L'un de ceux qui avaient accepté de s'associer avec M. Houzelot – peut-être M. Granjon, je ne sais plus – m'a raconté comment les choses s'étaient passées : « J'étais à un feu rouge, j'ai aperçu Xavier Niel et je lui ai demandé combien d'argent il voulait mettre sur Houzelot. Il m'a répondu 3 millions, alors j'ai dit que moi aussi, je mettrais 3 millions. » C'est pathétique ! J'étais abasourdi.

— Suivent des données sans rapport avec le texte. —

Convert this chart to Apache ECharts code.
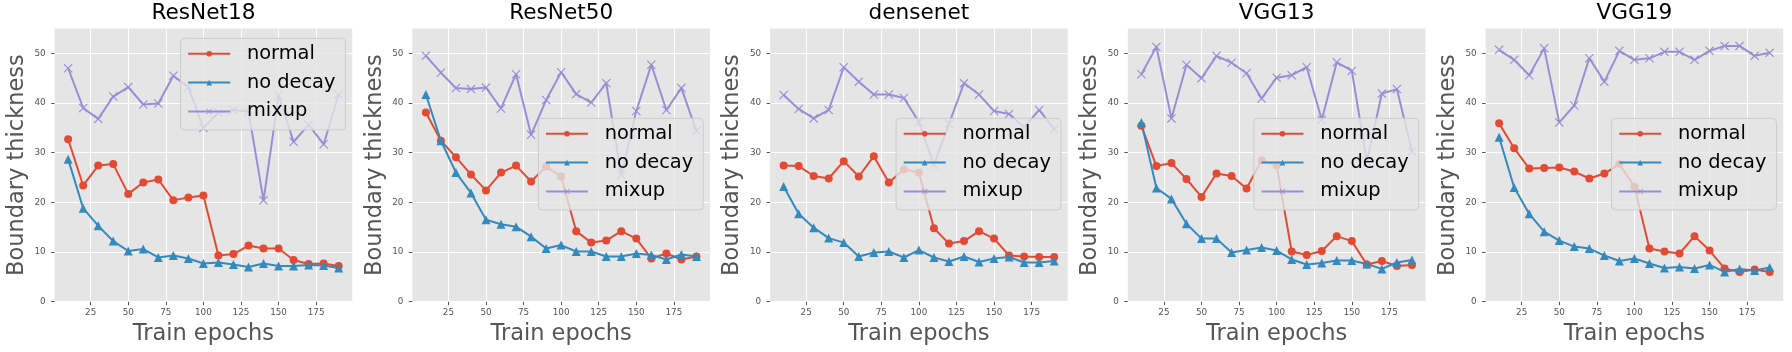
<!DOCTYPE html>
<html>
<head>
<meta charset="utf-8">
<script src="https://cdn.jsdelivr.net/npm/echarts@6.0.0/dist/echarts.min.js"></script>
<style>
  html, body { margin: 0; padding: 0; background: #fff; }
  #main { width: 1792px; height: 352px; }
</style>
</head>
<body>
<div id="main"></div>
<script>
// data
const epochs = [10, 20, 30, 40, 50, 60, 70, 80, 90, 100, 110, 120, 130, 140, 150, 160, 170, 180, 190];
const xTicks = [25, 50, 75, 100, 125, 150, 175];
const yTicks = [0, 10, 20, 30, 40, 50];
const models = ['ResNet18', 'ResNet50', 'densenet', 'VGG13', 'VGG19'];
const seriesNames = ['normal', 'no decay', 'mixup'];

const resnet18Normal = [32.7, 23.4, 27.4, 27.7, 21.7, 24.0, 24.6, 20.4, 21.0, 21.4, 9.3, 9.6, 11.3, 10.7, 10.7, 8.4, 7.6, 7.7, 7.2];
const resnet18NoDecay = [28.7, 18.8, 15.3, 12.2, 10.2, 10.6, 8.9, 9.3, 8.7, 7.7, 7.9, 7.5, 7.0, 7.7, 7.2, 7.2, 7.4, 7.3, 6.8];
const resnet18Mixup = [47.0, 39.0, 36.8, 41.3, 43.2, 39.7, 39.9, 45.5, 43.2, 35.0, 38.1, 38.6, 38.3, 20.4, 41.5, 32.2, 35.6, 31.7, 41.7];

const resnet50Normal = [38.1, 32.4, 29.1, 25.6, 22.4, 26.0, 27.4, 24.2, 27.2, 25.2, 14.2, 11.9, 12.3, 14.2, 12.7, 8.7, 9.7, 8.5, 9.1];
const resnet50NoDecay = [41.7, 32.4, 26.0, 21.9, 16.5, 15.6, 15.1, 13.1, 10.7, 11.4, 10.1, 10.1, 9.1, 9.1, 9.7, 9.4, 8.5, 9.5, 9.1];
const resnet50Mixup = [49.5, 46.1, 43.0, 42.8, 43.1, 38.9, 45.8, 33.6, 40.6, 46.2, 41.8, 40.1, 44.0, 25.5, 38.4, 47.7, 38.6, 43.0, 34.4];

const densenetNormal = [27.4, 27.3, 25.3, 24.8, 28.3, 25.2, 29.3, 24.0, 26.6, 26.0, 14.8, 11.7, 12.2, 14.2, 12.7, 9.3, 9.1, 9.0, 9.0];
const densenetNoDecay = [23.2, 17.7, 14.9, 12.8, 11.9, 9.1, 9.9, 10.1, 8.9, 10.4, 8.9, 8.1, 9.1, 8.0, 8.7, 9.0, 7.9, 7.9, 8.2];
const densenetMixup = [41.6, 38.8, 36.9, 38.6, 47.2, 44.3, 41.7, 41.7, 41.0, 36.2, 27.5, 35.8, 44.0, 41.7, 38.4, 37.8, 35.1, 38.6, 34.7];

const vgg13Normal = [35.4, 27.3, 27.9, 24.7, 21.1, 25.8, 25.3, 22.8, 28.5, 27.4, 10.1, 9.4, 10.2, 13.2, 12.2, 7.5, 8.2, 7.2, 7.4];
const vgg13NoDecay = [36.1, 22.9, 20.7, 15.7, 12.7, 12.7, 9.9, 10.4, 10.9, 10.3, 8.5, 7.5, 7.8, 8.3, 8.3, 7.6, 6.6, 7.9, 8.4];
const vgg13Mixup = [45.8, 51.3, 36.9, 47.7, 45.0, 49.5, 48.1, 46.0, 40.9, 45.1, 45.6, 47.2, 36.6, 48.2, 46.5, 28.2, 41.9, 42.8, 30.3];

const vgg19Normal = [35.9, 30.9, 26.8, 26.9, 27.0, 26.2, 24.8, 25.8, 27.7, 23.2, 10.7, 10.1, 9.7, 13.2, 10.3, 6.7, 6.0, 6.5, 6.0];
const vgg19NoDecay = [33.1, 23.0, 17.7, 14.1, 12.3, 11.1, 10.7, 9.3, 8.2, 8.7, 7.7, 6.8, 7.0, 6.7, 7.4, 6.0, 6.6, 6.3, 6.9];
const vgg19Mixup = [50.7, 48.7, 45.6, 51.0, 36.1, 39.5, 49.0, 44.3, 50.5, 48.7, 49.0, 50.3, 50.3, 48.7, 50.5, 51.5, 51.5, 49.5, 50.1];

const panelData = [
    [resnet18Normal, resnet18NoDecay, resnet18Mixup],
    [resnet50Normal, resnet50NoDecay, resnet50Mixup],
    [densenetNormal, densenetNoDecay, densenetMixup],
    [vgg13Normal, vgg13NoDecay, vgg13Mixup],
    [vgg19Normal, vgg19NoDecay, vgg19Mixup],
];

const colors = ['#E24A33', '#348ABD', '#988ED5'];
const crossPath = 'path://M0,0.9L0.9,0L5,4.1L9.1,0L10,0.9L5.9,5L10,9.1L9.1,10L5,5.9L0.9,10L0,9.1L4.1,5Z';
const symbols = ['circle', 'triangle', crossPath];
const symbolSizes = [8, 9, 9];
const font = 'DejaVu Sans';

// panel layout (px)
const gridTop = 28.5;
const gridHeight = 273.2;
const gridWidth = 297.6;
const firstLeft = 54.6;
const step = 357.75;

const buildOption = () => {
    let grids = [], xAxes = [], yAxes = [], titles = [], legends = [], series = [];

    for (let i = 0; i < models.length; i++) {
        let left = firstLeft + step * i;
        grids.push({
            left: left, top: gridTop, width: gridWidth, height: gridHeight,
            show: true, backgroundColor: '#E5E5E5', borderWidth: 0
        });
        titles.push({
            text: models[i],
            left: left + gridWidth / 2,
            textAlign: 'center',
            top: 2,
            padding: 0,
            textStyle: { fontFamily: font, fontSize: 21.6, fontWeight: 'normal', color: '#000' }
        });
        xAxes.push({
            gridIndex: i, type: 'value', min: 1, max: 199,
            name: 'Train epochs', nameLocation: 'middle', nameGap: 20,
            nameTextStyle: { fontFamily: font, fontSize: 22.5, color: '#555' },
            axisLine: { show: false },
            axisTick: { show: true, length: 3.5, customValues: xTicks, lineStyle: { color: '#555' } },
            axisLabel: { customValues: xTicks, fontFamily: font, fontSize: 8.8, color: '#555', margin: 7 },
            splitLine: { show: true, lineStyle: { color: '#fff', width: 1 } }
        });
        yAxes.push({
            gridIndex: i, type: 'value', min: 0, max: 55,
            name: 'Boundary thickness', nameLocation: 'middle', nameGap: 26,
            nameTextStyle: { fontFamily: font, fontSize: 22.5, color: '#555' },
            axisLine: { show: false },
            axisTick: { show: true, length: 3.5, customValues: yTicks, lineStyle: { color: '#555' } },
            axisLabel: { customValues: yTicks, fontFamily: font, fontSize: 8.8, color: '#555', margin: 9 },
            splitLine: { show: true, lineStyle: { color: '#fff', width: 1 } }
        });
        legends.push({
            data: seriesNames,
            orient: 'vertical',
            left: left + 126,
            top: i == 0 ? 38.3 : 118.3,
            itemWidth: 42,
            itemHeight: 7,
            itemGap: 8.8,
            padding: [5.5, 10, 8.5, 6.6],
            backgroundColor: 'rgba(229,229,229,0.8)',
            borderColor: '#CCCCCC',
            borderWidth: 1,
            borderRadius: 4,
            selectedMode: false,
            textStyle: { fontFamily: font, fontSize: 19.4, color: '#000', lineHeight: 20, padding: [0, 0, 0, 11.7] }
        });
        for (let j = 0; j < seriesNames.length; j++) {
            series.push({
                type: 'line',
                name: seriesNames[j],
                xAxisIndex: i,
                yAxisIndex: i,
                data: epochs.map((e, k) => [e, panelData[i][j][k]]),
                symbol: symbols[j],
                symbolSize: symbolSizes[j],
                showAllSymbol: true,
                color: colors[j],
                lineStyle: { width: 2, color: colors[j] },
                itemStyle: { color: colors[j] },
                animation: false
            });
        }
    }

    return {
        animation: false,
        title: titles,
        grid: grids,
        xAxis: xAxes,
        yAxis: yAxes,
        legend: legends,
        series: series
    };
};

const chart = echarts.init(document.getElementById('main'), null, { renderer: 'canvas' });
chart.setOption(buildOption());
</script>
</body>
</html>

Le 12 décembre 2012, j'ai fait part à M. Boyon de mon étonnement de voir très peu de chaînes nouvelles. On avait en effet servi les groupes historiques, à qui on avait même proposé de hiérarchiser leurs propositions s'ils en faisaient plusieurs. Autrement dit, on admettait que le CSA n'analyserait pas l'ensemble des offres : si TF1 avait classé telle chaîne en première position, c'est cette chaîne qu'on lui accorderait. M. Boyon m'a répondu en passant – parce que les députés, les manants, n'étaient pas à sa hauteur – qu'il n'avait que cela en magasin. Surpris, je suis allé regarder s'il restait quelque chose en magasin, et c'est ainsi que l'affaire Numéro 23 a commencé.

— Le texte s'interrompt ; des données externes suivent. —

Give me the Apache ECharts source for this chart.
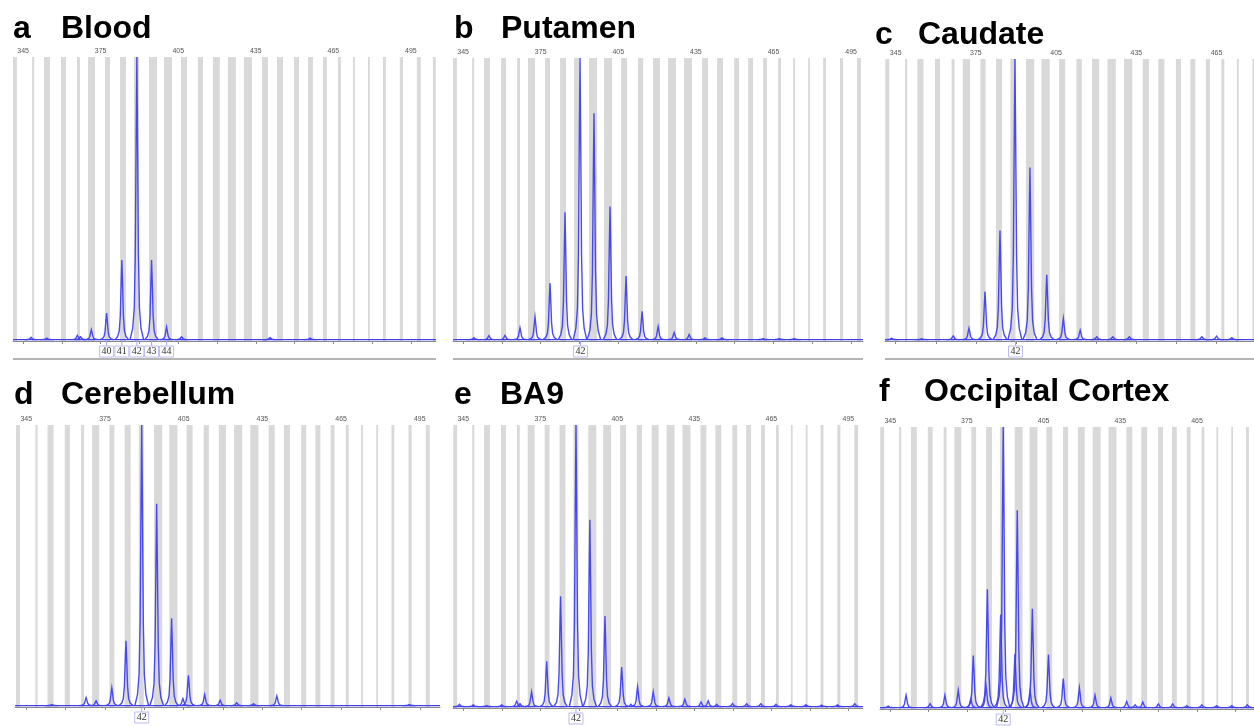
<!DOCTYPE html>
<html><head><meta charset="utf-8">
<script src="https://cdn.jsdelivr.net/npm/echarts@6/dist/echarts.min.js"></script>
<style>html,body{margin:0;padding:0;background:#fff}#c{width:1254px;height:726px}</style>
</head><body><div id="c"></div><script>
// ---- shared bins (bp) ----
const binStart = [341.1, 348.5, 353.1, 359.7, 365.9, 370.1, 376.7, 382.5, 387.9, 393.7, 399.5, 406.1, 412.6, 418.4, 424.2, 430.4, 437.4, 443.2, 449.8, 455.2, 461.0, 466.8, 472.6, 478.4, 484.2, 490.7, 497.3, 503.5];
const binEnd   = [342.6, 349.3, 355.4, 361.6, 367.0, 372.8, 378.6, 384.8, 389.8, 396.8, 402.6, 408.4, 414.6, 421.1, 427.3, 433.5, 439.7, 445.5, 451.7, 457.1, 462.5, 467.9, 473.3, 479.1, 485.3, 491.9, 498.8, 504.6];
const tickLabels = [345, 375, 405, 435, 465, 495];
const minorTicks = [360, 390, 420, 450, 480];

// ---- peaks: position (bp) and height (% of tallest) ----
const bloodPos = [348.1, 354.2, 366.0, 367.2, 371.4, 377.3, 383.2, 389.0, 394.7, 400.5, 406.3, 440.5, 456.0];
const bloodHeight = [0.8, 0.5, 1.5, 1.0, 3.5, 9.3, 28, 100, 28, 4.4, 1.0, 0.7, 0.5];
const bloodLabels = ['40', '41', '42', '43', '44'];
const bloodLabelPos = [377.3, 383.2, 389.0, 394.7, 400.5];

const putamenPos = [349.2, 355.0, 361.2, 367.0, 372.8, 378.6, 384.4, 390.2, 395.6, 401.8, 408.0, 414.2, 420.4, 426.6, 432.4, 438.5, 445.1, 461.0, 467.2, 473.0];
const putamenHeight = [0.7, 1.4, 1.5, 4.2, 8, 20, 45, 100, 80, 47, 22.5, 10, 4.6, 2.5, 1.8, 0.6, 0.6, 0.4, 0.4, 0.4];
const putamenLabels = ['42'];
const putamenLabelPos = [390.4];

const caudatePos = [343.5, 354.7, 366.5, 372.4, 378.4, 384.0, 389.6, 395.2, 401.5, 407.7, 414.0, 420.2, 426.2, 432.4, 459.5, 465.0, 470.7];
const caudateHeight = [0.5, 0.3, 1.3, 4, 17, 38.7, 100, 61, 23, 7.5, 3.3, 1, 1, 1, 1.0, 1.2, 0.7];
const caudateLabels = ['42'];
const caudateLabelPos = [389.8];

const cerebellumPos = [354.7, 367.8, 371.6, 377.6, 383.0, 389.0, 394.7, 400.4, 404.7, 406.8, 413.0, 418.9, 425.2, 431.6, 440.5, 491.0];
const cerebellumHeight = [0.4, 2.8, 1.7, 6.3, 23, 100, 71.6, 31, 2.5, 10.7, 3.9, 1.9, 1, 0.7, 3.4, 0.4];
const cerebellumLabels = ['42'];
const cerebellumLabelPos = [389.0];

const ba9Pos = [343.5, 348.9, 354.1, 360.0, 365.8, 367.1, 371.6, 377.5, 382.9, 388.9, 394.3, 400.2, 406.7, 410.3, 412.9, 419.0, 425.1, 431.3, 437.6, 440.4, 443.7, 449.9, 455.4, 460.9, 466.8, 472.6, 478.5, 484.6, 490.8, 497.5];
const ba9Height = [0.8, 0.6, 0.4, 0.6, 1.9, 1.0, 5.2, 16, 39, 100, 66, 32, 14, 0.8, 7, 5.2, 3.1, 2.6, 1.6, 2.0, 0.8, 1.1, 1.0, 1.0, 0.8, 0.7, 0.7, 0.5, 0.6, 1.0];
const ba9Labels = ['42'];
const ba9LabelPos = [388.9];

const occipitalPos = [344.2, 351.2, 360.6, 366.4, 371.6, 376.5, 377.5, 382.5, 383.0, 388.2, 389.2, 393.8, 394.7, 399.7, 400.6, 406.9, 412.7, 419.0, 425.1, 431.3, 437.5, 440.8, 443.8, 449.9, 455.5, 461.0, 466.9, 472.7, 478.6, 484.7];
const occipitalHeight = [0.5, 4.4, 1.4, 4.4, 6.1, 3, 18.5, 7.5, 42, 33, 100, 19, 70, 6, 35, 18.8, 10.3, 7, 4.4, 3.4, 2.2, 1, 2, 1.3, 1.3, 0.7, 1, 0.7, 0.7, 1];
const occipitalLabels = ['42'];
const occipitalLabelPos = [389.2];

// ---- layout (pixels) ----
const panels = [
  {letter: 'a', name: 'Blood', pos: bloodPos, h: bloodHeight, labels: bloodLabels, labelPos: bloodLabelPos,
   left: 13, width: 423, top: 57, base: 341, min: 341.1, max: 504.7, tx: 13, nx: 61, ty: 13},
  {letter: 'b', name: 'Putamen', pos: putamenPos, h: putamenHeight, labels: putamenLabels, labelPos: putamenLabelPos,
   left: 453, width: 410, top: 58, base: 341, min: 341.1, max: 499.6, tx: 454, nx: 501, ty: 13},
  {letter: 'c', name: 'Caudate', pos: caudatePos, h: caudateHeight, labels: caudateLabels, labelPos: caudateLabelPos,
   left: 885, width: 369, top: 59, base: 341, min: 341.0, max: 479.0, tx: 875, nx: 918, ty: 19},
  {letter: 'd', name: 'Cerebellum', pos: cerebellumPos, h: cerebellumHeight, labels: cerebellumLabels, labelPos: cerebellumLabelPos,
   left: 15, width: 425, top: 425, base: 707, min: 340.7, max: 502.7, tx: 14, nx: 61, ty: 379},
  {letter: 'e', name: 'BA9', pos: ba9Pos, h: ba9Height, labels: ba9Labels, labelPos: ba9LabelPos,
   left: 453, width: 410, top: 425, base: 708, min: 341.0, max: 500.7, tx: 454, nx: 500, ty: 379},
  {letter: 'f', name: 'Occipital Cortex', pos: occipitalPos, h: occipitalHeight, labels: occipitalLabels, labelPos: occipitalLabelPos,
   left: 880, width: 374, top: 427, base: 709, min: 341.0, max: 487.3, tx: 879, nx: 924, ty: 376}
];

const PEAK_SHAPE = [[-2.6, 0], [-1.6, 0.04], [-1.0, 0.11], [-0.6, 0.3], [-0.26, 0.72], [0, 1], [0.26, 0.72], [0.6, 0.3], [1.0, 0.11], [1.6, 0.04], [2.6, 0]];
const BASE = 0.5;
const TRACE = '#4040f2';

const grids = [], xAxes = [], yAxes = [], series = [], graphics = [];
panels.forEach((p, i) => {
  grids.push({left: p.left, width: p.width, top: p.top, height: p.base - p.top, containLabel: false});
  xAxes.push({
    type: 'value', gridIndex: i, position: 'top', min: p.min, max: p.max,
    splitLine: {show: false},
    axisLine: {show: true, lineStyle: {color: '#8a8a8a', width: 1}},
    axisTick: {show: true, inside: true, length: 3, lineStyle: {color: '#8a8a8a'},
      customValues: tickLabels.concat(minorTicks).filter(v => v >= p.min && v <= p.max)},
    axisLabel: {show: true, margin: 2, fontSize: 7, color: '#555', fontFamily: 'Liberation Sans',
      customValues: tickLabels.filter(v => v >= p.min && v <= p.max)}
  });
  yAxes.push({type: 'value', gridIndex: i, min: 0, max: 100, show: false});

  // bins
  series.push({
    type: 'custom', xAxisIndex: i, yAxisIndex: i, silent: true, clip: true, z: 1,
    data: binStart.map((s, k) => [s, binEnd[k]]),
    renderItem: (params, api) => {
      const a = api.coord([api.value(0), 100]);
      const b = api.coord([api.value(1), 0]);
      return {type: 'rect', shape: {x: a[0], y: a[1], width: b[0] - a[0], height: b[1] - a[1]}, style: {fill: '#d9d9d9'}};
    }
  });
  // baseline trace
  series.push({
    type: 'line', xAxisIndex: i, yAxisIndex: i, silent: true, symbol: 'none', z: 3,
    data: [[p.min, BASE], [p.max, BASE]], lineStyle: {color: TRACE, width: 1.3}
  });
  // peaks
  series.push({
    type: 'custom', xAxisIndex: i, yAxisIndex: i, silent: true, clip: true, z: 4,
    data: p.pos.map((x, k) => [x, p.h[k]]),
    renderItem: (params, api) => {
      const x = api.value(0), h = api.value(1);
      const pts = PEAK_SHAPE.map(([dx, f]) => api.coord([x + dx, BASE + h * f]));
      return {type: 'polyline', shape: {points: pts}, style: {stroke: TRACE, lineWidth: 1.4, fill: null, opacity: 0.95}};
    }
  });
  // allele labels
  series.push({
    type: 'custom', xAxisIndex: i, yAxisIndex: i, silent: true, clip: false, z: 5,
    data: p.labelPos.map((x, k) => [x, k]),
    renderItem: (params, api) => {
      const c = api.coord([api.value(0), 0]);
      const txt = p.labels[params.dataIndex];
      return {type: 'group', children: [
        {type: 'line', shape: {x1: c[0], y1: c[1], x2: c[0], y2: c[1] + 5}, style: {stroke: '#a8a8ee', lineWidth: 1}},
        {type: 'rect', shape: {x: c[0] - 7, y: c[1] + 5, width: 14, height: 11}, style: {fill: '#fff', stroke: '#bcbcf0', lineWidth: 1}},
        {type: 'text', style: {x: c[0], y: c[1] + 10.8, text: txt, align: 'center', verticalAlign: 'middle',
          font: '10px "Liberation Serif"', fill: '#333'}}
      ]};
    }
  });

  graphics.push({type: 'text', left: p.tx, top: p.ty, style: {text: p.letter, font: 'bold 32px "Liberation Sans"', fill: '#000'}});
  graphics.push({type: 'text', left: p.nx, top: p.ty, style: {text: p.name, font: 'bold 32px "Liberation Sans"', fill: '#000'}});
  if (i < 3) {
    graphics.push({type: 'line', shape: {x1: p.left, y1: 359, x2: p.left + p.width, y2: 359}, style: {stroke: '#b4b4b4', lineWidth: 2}});
  }
});

const chart = echarts.init(document.getElementById('c'), null, {renderer: 'canvas'});
chart.setOption({
  animation: false,
  backgroundColor: '#fff',
  grid: grids, xAxis: xAxes, yAxis: yAxes, series: series, graphic: graphics
});
</script></body></html>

Après avoir probablement longuement réfléchi à cette question, le CSA a admis la possibilité de revendre une chaîne deux ans et demi après sa création. Pour Numéro 23, ces deux ans et demi couraient à partir de juillet 2012 alors que la chaîne n'a commencé à émettre qu'en décembre. Comment le Conseil a-t-il pu envisager une telle possibilité ? Si une chaîne est vendue deux ans et demi après sa création, c'est qu'elle ne fonctionne pas ; en pareil cas, la fréquence devrait être rendue au CSA.

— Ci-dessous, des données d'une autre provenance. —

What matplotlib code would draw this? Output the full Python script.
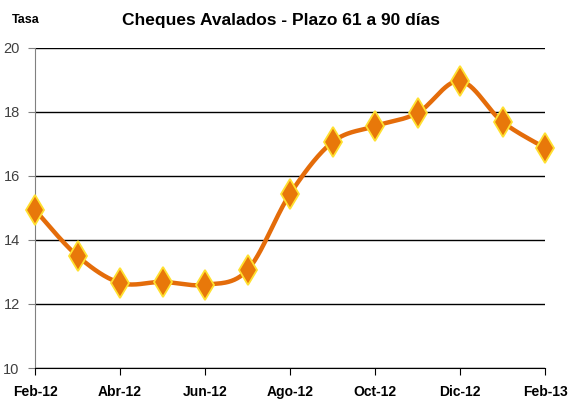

Jamais le plan de financement de Numéro 23 n'a été appliqué. Cinq, six ou sept actionnaires s'étaient engagés à apporter 3 millions d'euros chacun, ce qui aurait fait une somme rondelette – je ne me rappelle plus les chiffres exacts, à retrouver dans le rapport de la commission d'enquête. On savait bien que ces gens n'étaient pas fiables, d'autant que M. Houzelot était le roi des soirées parisiennes. Je n'ai pas le droit d'en dire davantage car certaines informations recueillies par la commission d'enquête sont confidentielles.
Sur quoi portaient les programmes de la chaîne ? Sur les tatouages, par exemple – je me souviens d'une émission diffusée en prime time, à vingt heures ou vingt heures trente. Puisque Numéro 23 était censée être une chaîne de la diversité, je me suis un jour amusé à faire part à Olivier Schrameck, auditionné par la commission des affaires culturelles, de l'intérêt que j'avais eu à regarder ce reportage sur la diversité des tatouages, des couleurs, des dessins, des pratiques au Mexique ou en Inde… C'était vraiment passionnant ! En deuxième partie de soirée, la chaîne diffusait des émissions ayant trait au paranormal. Il n'est pas normal que le CSA n'ait rien dit !
Par la suite, M. Houzelot a tenté de s'allier à un investisseur russe.
À partir du cas de Numéro 23, j'ai voulu aller le plus loin possible pour libérer la parole et mettre en avant les problèmes de fonctionnement du CSA. Le poids de l'argent est trop important dans les décisions du Conseil, qui n'a pas la possibilité de s'opposer au groupe TF1 ou à M6. Les opérateurs se conduisent comme des propriétaires de leur fréquence, alors qu'ils n'ont signé avec l'autorité publique qu'une convention pour une durée déterminée.